Japan Inc's earnings outlook brightens under 'Abenomics'

Thu Jan 24, 2013 4:00pm EST

* Japanese firms' earnings momentum turns positive for 1st time since May

* Yen-sensitive sectors, like autos, show sharp improvement -data

* Topix's 12-mth forward P/E up but still below 5-yr average

By Dominic Lau

TOKYO, Jan 25 (Reuters) - The yen's steep decline has burnished the outlook for Japanese stocks, prompting analysts to raise profit forecasts for currency-sensitive exporters and foreign investors to plough $17 billion into the market, the biggest monthly inflow since 2010.

With 60 percent of Japan's listed companies focused on exports, firms ranging from camera maker Nikon Corp to air-conditioner group Daikin Industries Ltd are basking in the prospect of a one-off currency boost and the chance to price their goods more competitively.

The yen has fallen about 11 percent against the dollar to around 89 yen since mid-November, reflecting new Prime Minister Shinzo Abe's push for aggressive policy action to weaken the local currency and revitalise the economy. Investors will be looking for signs that the yen's decline is bolstering profits when the quarterly earnings season kicks into gear next week.

"Japanese companies have been adjusting their cost base down to 78, 79 yen to the dollar world. Their cost structures are still at that level, and now their revenue structures are moving to 80-90," said Mike Newman, head of research at Macquarie.

"The market will be pricing in the leverage effect ... That's why I think the market is forecasting Japanese companies with a softer yen should start overshooting earnings," he said.

One-month earnings momentum in the broad Topix index swung back into positive territory for the first time in eight months at 3.6 percent, data from Thomson Reuters I/B/E/S shows. That means there are more analysts' upgrades than downgrades as a total of estimates for companies.

The January figure compares with -10.9 percent for the Topix last November, and with an average of -3.6 percent for U.S. S&P 500 companies in January and -3.5 percent for the pan-European STOXX Europe 600 firms.

In response to the improving outlook for Japanese companies, the share market has risen around 24 percent since mid-November when Abe first caught the attention of investors with renewed calls to aid exporters with a weaker yen.

Foreign investors, who account for 70 percent of market trading, poured $16.9 billion into equities in December alone, the most since January 2010.

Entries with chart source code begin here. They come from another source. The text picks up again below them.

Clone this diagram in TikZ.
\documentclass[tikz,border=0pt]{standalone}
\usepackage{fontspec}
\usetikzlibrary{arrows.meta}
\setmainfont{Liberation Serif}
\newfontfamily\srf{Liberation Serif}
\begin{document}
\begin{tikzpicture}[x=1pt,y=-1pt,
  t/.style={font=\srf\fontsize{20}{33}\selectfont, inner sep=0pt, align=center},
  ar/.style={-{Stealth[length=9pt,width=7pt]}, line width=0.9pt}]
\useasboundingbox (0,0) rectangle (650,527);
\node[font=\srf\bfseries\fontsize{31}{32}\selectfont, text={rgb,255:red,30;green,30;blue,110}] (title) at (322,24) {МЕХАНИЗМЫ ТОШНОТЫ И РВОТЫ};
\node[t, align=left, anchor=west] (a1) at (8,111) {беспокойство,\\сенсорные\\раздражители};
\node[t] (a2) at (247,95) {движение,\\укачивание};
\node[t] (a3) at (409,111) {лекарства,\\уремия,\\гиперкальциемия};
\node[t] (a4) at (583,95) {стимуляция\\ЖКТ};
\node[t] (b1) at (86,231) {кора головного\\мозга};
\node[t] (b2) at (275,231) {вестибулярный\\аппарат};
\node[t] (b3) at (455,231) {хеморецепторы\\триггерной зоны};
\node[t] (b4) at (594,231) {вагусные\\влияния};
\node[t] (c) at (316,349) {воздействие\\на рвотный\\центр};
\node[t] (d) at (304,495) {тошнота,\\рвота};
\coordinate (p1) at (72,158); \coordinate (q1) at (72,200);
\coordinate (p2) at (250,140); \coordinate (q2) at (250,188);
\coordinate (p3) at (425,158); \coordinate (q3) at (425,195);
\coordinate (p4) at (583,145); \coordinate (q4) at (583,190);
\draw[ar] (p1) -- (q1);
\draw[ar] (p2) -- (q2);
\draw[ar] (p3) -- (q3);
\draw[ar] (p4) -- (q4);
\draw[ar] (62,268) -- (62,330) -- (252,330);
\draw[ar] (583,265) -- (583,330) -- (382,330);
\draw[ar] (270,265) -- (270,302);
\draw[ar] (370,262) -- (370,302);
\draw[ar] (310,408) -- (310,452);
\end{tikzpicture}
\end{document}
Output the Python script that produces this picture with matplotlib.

Shipbuilder Sumitomo Heavy Industries Ltd, PVC and semiconductor maker Shin-Etsu Chemcial, steelmaker JFE Holdings and construction machinery maker Komatsu Ltd are among a long list of companies pegged by brokers as best bets to benefit from the currency shift.

Analysts estimate that every one yen fall against the dollar translates into a rise of around 1 percent in combined recurring profits at all listed Japanese firms.

In the longer term, a weaker yen is crucial in helping Japanese companies compete better on price against rivals such as Korean tech giant Samsung and Chinese computer firm Lenovo Group Ltd. Exports account for about a third of Japan's gross domestic product.

PRICIER VALUATIONS?

The improvement in earnings outlook has been most marked for sectors such as auto and parts makers, electronics firms, machinery companies and steelmakers, according to Thomson Reuters I/B/E/S data.

The earnings momentum for the transport equipment sector , home to Toyota Motor Corp and Honda Motor Co, rose to 28 percent in January from -11.6 percent last month.

The electronics sector, which includes Sony Corp and Canon Inc, stands at 4 percent, up from -15 percent a month ago.

JP Morgan upgraded industrial electronics maker Toshiba Corp two notches this week to 'overweight' from 'underweight' on expected strong earnings from the weaker yen.

The positive impact of the softer yen will have a limited impact in the October-December quarterly earnings as the yen only began easing in mid-November. But investors have been quick to jump into the market, making Japanese equities slightly pricier than their U.S. peers.

The Topix carries a 12-month forward price-to-earnings ratio of 13.6, up from 12 two months ago, although still below a five-year average of 15.4, data from Thomson Reuters Datastream showed. The S&P 500 has a forward P/E of 13, while the STOXX Europe 600 is at 11.8.

However, analysts see room for further gains if the government follows through on its push for easier policy, particularly after Bank of Japan Governor Masaaki Shirakawa steps down in April.

"I am looking for the upward earnings revision to continue and the P/E to come down," said Hidehiro Tomioka, head of equity investment at Manulife Asset Management in Tokyo.

Even with the yen at current levels, earnings in industrials and basic materials could be much stronger than expected in the financial year ending March 2014, Societe Generale said in a note this week.

SocGen estimated that Japanese companies would post an average 60 percent year-on-year increase in earnings, well above the 18 percent median forecast, if the dollar trades at an average of 90 yen throughout 2013.